**Brief**
Pick out the lines containing "that".

**Given information**
============

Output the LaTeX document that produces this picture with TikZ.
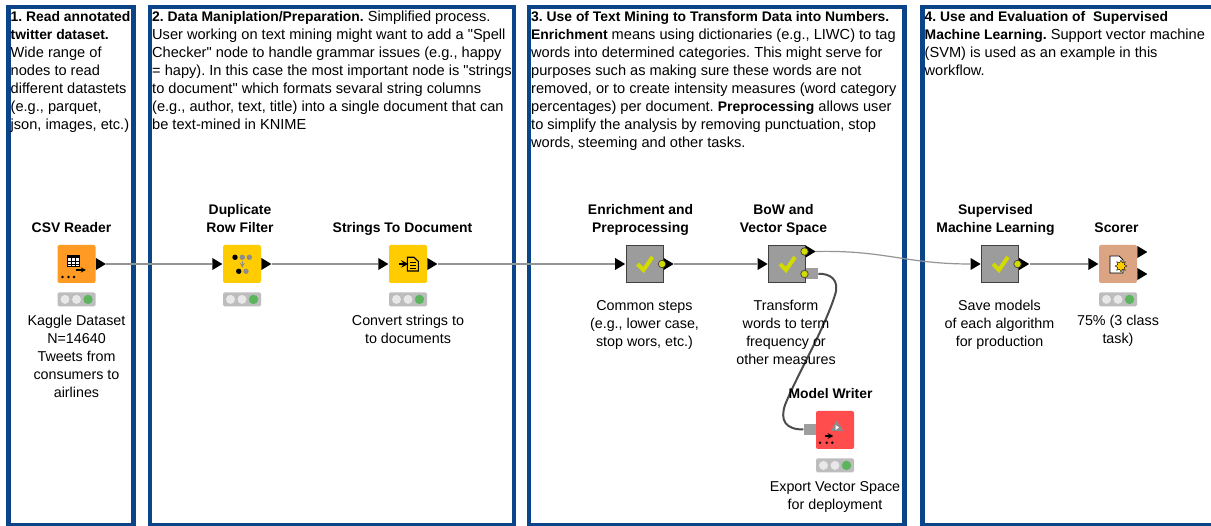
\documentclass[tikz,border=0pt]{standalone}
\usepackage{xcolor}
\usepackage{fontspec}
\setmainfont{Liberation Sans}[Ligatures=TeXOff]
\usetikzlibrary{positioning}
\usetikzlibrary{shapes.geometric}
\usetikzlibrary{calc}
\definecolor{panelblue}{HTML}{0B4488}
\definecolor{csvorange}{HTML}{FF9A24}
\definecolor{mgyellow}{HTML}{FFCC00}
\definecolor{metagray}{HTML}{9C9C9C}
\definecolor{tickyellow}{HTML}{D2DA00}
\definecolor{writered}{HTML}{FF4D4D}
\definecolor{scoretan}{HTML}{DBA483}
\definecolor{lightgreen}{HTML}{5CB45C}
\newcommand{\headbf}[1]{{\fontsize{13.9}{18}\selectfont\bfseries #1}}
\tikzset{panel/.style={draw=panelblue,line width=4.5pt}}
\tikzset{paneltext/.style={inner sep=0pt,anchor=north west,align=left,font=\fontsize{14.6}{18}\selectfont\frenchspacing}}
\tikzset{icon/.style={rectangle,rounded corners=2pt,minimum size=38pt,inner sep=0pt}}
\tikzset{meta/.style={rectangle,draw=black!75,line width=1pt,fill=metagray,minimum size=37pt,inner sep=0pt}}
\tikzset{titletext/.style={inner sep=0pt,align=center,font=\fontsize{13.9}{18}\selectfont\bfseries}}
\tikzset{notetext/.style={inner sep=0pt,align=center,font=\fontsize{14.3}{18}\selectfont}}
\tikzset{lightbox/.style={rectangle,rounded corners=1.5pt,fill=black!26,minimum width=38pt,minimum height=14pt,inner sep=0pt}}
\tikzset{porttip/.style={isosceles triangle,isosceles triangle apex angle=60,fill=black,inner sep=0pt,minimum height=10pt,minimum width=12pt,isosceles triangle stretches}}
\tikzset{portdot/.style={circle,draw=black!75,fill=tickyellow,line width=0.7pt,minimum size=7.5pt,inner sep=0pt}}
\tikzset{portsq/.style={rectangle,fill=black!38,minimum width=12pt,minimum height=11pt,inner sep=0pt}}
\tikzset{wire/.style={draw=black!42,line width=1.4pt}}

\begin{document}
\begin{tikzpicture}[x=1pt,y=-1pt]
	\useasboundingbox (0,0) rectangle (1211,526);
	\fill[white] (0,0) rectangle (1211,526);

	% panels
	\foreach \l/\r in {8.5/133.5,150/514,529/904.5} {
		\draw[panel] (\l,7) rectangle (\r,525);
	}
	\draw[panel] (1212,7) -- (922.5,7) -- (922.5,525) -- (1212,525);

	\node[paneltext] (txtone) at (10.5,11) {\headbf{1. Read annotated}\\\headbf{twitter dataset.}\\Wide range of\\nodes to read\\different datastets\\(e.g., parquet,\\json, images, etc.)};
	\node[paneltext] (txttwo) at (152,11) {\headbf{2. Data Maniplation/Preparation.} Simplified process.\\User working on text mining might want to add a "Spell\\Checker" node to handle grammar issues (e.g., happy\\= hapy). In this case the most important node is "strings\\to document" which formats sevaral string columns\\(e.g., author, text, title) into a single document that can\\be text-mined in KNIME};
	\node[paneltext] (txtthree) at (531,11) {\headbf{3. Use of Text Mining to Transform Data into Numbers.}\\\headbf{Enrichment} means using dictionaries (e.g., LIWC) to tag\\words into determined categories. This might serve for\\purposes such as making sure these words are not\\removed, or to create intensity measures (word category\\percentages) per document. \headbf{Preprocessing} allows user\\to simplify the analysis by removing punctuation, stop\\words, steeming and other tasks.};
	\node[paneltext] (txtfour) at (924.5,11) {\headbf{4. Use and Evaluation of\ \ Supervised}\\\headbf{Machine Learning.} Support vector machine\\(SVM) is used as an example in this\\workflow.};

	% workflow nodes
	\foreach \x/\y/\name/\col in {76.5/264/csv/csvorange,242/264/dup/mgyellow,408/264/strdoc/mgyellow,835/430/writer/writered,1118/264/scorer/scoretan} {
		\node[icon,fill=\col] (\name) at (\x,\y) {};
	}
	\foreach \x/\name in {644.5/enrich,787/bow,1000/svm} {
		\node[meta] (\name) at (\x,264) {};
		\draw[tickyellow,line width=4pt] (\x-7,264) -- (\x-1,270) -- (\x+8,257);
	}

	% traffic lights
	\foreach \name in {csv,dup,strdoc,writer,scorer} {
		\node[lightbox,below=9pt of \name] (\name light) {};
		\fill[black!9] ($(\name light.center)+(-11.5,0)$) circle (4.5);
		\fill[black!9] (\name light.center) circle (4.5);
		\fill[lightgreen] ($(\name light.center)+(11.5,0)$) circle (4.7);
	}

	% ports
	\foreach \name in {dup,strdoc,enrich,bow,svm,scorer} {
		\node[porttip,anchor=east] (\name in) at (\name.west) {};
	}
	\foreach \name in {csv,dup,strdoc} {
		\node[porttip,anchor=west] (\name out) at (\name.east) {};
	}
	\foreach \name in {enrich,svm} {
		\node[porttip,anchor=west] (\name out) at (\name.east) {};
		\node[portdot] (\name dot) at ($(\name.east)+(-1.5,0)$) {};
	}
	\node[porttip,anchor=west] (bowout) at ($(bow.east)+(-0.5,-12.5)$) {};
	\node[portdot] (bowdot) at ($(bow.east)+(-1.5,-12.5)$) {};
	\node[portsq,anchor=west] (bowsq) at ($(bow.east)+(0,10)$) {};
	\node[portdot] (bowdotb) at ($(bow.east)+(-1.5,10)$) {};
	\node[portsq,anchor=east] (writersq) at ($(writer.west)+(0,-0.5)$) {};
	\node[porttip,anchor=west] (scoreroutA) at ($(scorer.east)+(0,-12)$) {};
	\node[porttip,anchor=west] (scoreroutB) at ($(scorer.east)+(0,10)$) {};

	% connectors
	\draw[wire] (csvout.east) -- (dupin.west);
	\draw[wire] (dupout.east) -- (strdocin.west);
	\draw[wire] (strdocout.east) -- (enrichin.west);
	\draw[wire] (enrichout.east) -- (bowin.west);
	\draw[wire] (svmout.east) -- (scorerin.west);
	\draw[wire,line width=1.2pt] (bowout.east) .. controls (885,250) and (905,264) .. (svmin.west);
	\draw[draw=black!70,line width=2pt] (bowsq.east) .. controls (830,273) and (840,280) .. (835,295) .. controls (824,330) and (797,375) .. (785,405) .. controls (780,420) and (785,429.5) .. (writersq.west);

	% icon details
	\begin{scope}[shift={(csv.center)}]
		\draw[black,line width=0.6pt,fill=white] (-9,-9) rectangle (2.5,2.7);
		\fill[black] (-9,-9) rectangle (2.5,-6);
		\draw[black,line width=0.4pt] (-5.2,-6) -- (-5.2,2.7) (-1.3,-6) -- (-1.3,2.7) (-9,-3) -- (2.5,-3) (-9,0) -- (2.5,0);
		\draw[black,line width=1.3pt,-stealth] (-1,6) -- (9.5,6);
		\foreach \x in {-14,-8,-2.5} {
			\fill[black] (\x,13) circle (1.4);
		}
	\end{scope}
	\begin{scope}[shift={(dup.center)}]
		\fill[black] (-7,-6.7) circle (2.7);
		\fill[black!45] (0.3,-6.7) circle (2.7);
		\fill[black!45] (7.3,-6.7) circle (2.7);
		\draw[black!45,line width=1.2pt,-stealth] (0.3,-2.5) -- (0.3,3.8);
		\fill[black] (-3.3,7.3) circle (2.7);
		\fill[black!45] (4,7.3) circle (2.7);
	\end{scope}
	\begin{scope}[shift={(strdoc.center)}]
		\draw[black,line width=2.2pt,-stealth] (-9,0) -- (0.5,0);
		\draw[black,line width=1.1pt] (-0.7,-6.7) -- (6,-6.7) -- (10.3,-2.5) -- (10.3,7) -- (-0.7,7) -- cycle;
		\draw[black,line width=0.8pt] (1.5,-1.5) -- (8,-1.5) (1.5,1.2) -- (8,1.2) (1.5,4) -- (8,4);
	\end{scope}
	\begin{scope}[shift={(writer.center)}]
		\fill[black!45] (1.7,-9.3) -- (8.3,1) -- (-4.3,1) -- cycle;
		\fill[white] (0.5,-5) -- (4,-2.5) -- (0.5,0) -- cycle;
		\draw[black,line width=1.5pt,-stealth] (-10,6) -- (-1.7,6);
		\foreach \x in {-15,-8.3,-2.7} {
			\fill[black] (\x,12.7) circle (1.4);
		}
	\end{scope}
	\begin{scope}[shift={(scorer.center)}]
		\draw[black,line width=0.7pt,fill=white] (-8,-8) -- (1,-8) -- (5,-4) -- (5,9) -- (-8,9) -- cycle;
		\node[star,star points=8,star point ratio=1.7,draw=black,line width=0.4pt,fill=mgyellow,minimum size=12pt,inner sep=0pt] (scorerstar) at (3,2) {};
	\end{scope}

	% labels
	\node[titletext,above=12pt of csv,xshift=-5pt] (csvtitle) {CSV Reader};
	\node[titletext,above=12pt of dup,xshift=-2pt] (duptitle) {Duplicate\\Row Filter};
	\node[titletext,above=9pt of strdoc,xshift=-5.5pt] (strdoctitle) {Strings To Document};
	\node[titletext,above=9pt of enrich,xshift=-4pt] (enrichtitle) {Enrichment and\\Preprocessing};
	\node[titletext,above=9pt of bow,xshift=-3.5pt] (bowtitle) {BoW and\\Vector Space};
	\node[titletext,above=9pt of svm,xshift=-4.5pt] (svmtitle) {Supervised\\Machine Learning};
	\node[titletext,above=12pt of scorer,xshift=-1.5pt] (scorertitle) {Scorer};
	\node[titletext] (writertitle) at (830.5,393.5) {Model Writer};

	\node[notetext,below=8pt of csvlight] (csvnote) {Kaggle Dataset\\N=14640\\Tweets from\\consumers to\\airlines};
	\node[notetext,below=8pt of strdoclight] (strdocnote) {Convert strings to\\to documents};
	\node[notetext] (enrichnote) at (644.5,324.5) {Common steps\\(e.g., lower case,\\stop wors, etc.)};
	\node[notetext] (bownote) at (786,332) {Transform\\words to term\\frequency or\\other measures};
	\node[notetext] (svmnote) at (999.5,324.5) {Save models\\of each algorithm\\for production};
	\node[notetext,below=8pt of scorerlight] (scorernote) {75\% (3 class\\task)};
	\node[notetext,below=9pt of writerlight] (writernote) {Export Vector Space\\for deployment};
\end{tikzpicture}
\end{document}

============

**Output of the exercise**
Output the LaTeX document that produces this picture with TikZ.
	\node[paneltext] (txttwo) at (152,11) {\headbf{2. Data Maniplation/Preparation.} Simplified process.\\User working on text mining might want to add a "Spell\\Checker" node to handle grammar issues (e.g., happy\\= hapy). In this case the most important node is "strings\\to document" which formats sevaral string columns\\(e.g., author, text, title) into a single document that can\\be text-mined in KNIME};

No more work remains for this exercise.